For firms, this is less about a change in regulatory philosophy and more about a recalibration of how the regime operates in practice.
Direction of travel: simplification, flexibility and proportionality
The regulators have acknowledged that, over time, elements of SMCR have become operationally complex and in some areas duplicative, which I’m sure many of you would agree with. The latest announcement focuses on removing friction from day-to-day compliance processes while keeping the core framework intact.
This first phase is deliberately targeted at changes that can be implemented without legislative reform. More fundamental structural changes are expected to follow.
Reduction in certification scope
One of the most immediate impacts for firms will be a reduction in certification roles. The removal of duplicate certification requirements for individuals performing overlapping functions is expected to reduce the certified population by around 15%.
For many firms, this will materially reduce the scale of annual certification exercises and ongoing record-keeping requirements. While certification itself remains in place, the regulators are clearly signalling a move towards a more proportionate and risk-focused approach. Music to everyone’s ears!
Fewer firms captured by Enhanced SMCR
Thresholds for Enhanced firms will increase by 30%, meaning a number of firms are likely to move from the Enhanced regime into the Core category.
This is a significant change. Enhanced firms are subject to more detailed governance, documentation and oversight requirements, so moving out of this category should result in a noticeable reduction in ongoing SMCR workload.
The change reinforces the regulators’ focus on ensuring the most intensive requirements apply primarily to the largest and most complex firms.
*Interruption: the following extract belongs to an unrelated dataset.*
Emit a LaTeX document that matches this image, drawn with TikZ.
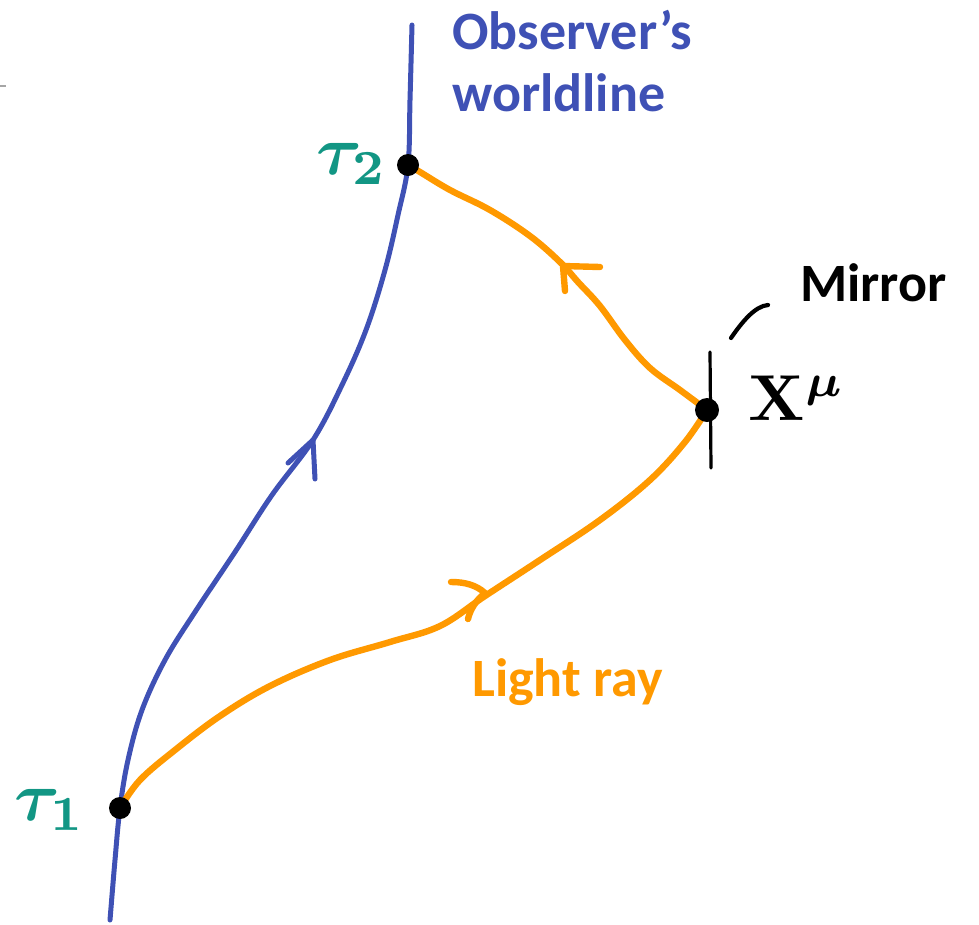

Greater flexibility for senior manager processes
Several practical changes have been introduced to ease pressure around senior manager appointments and role changes.
Firms will benefit from:
- More time to submit senior manager approval applications in urgent or temporary scenarios
- Additional time to notify changes to Statements of Responsibilities
- Longer validity periods for criminal record checks used in applications
- More time to update the FCA Directory
These adjustments address common operational challenges and should make succession planning and interim arrangements easier to manage.
Streamlining annual certification
Annual fit and proper assessments will also be simplified.
Although full detail will follow in guidance, the regulators have confirmed their intention to streamline evidential requirements and reduce duplication within annual certification processes.
This is likely to be particularly welcomed by firms with large certified populations, where the annual cycle can be resource-intensive.
Early steps in a wider reform programme
Importantly, this announcement should be viewed as the beginning of a broader reform journey.
The government has already signalled that it is considering legislative changes that could reshape the future of the Certification Regime and reduce the number of Senior Management Functions requiring regulatory approval.
Further consultation is expected later in 2026.
What firms should be doing now
In the short term, firms should begin assessing:
- Whether their Enhanced/Core classification may change
- The impact of reduced certification scope
- Opportunities to streamline annual certification processes
- Updates required to internal SMCR procedures and governance documentation
While the immediate changes are incremental, they clearly indicate a longer-term shift towards a more proportionate SMCR framework.
Firms should view this as the start of a phased programme rather than a single regulatory update.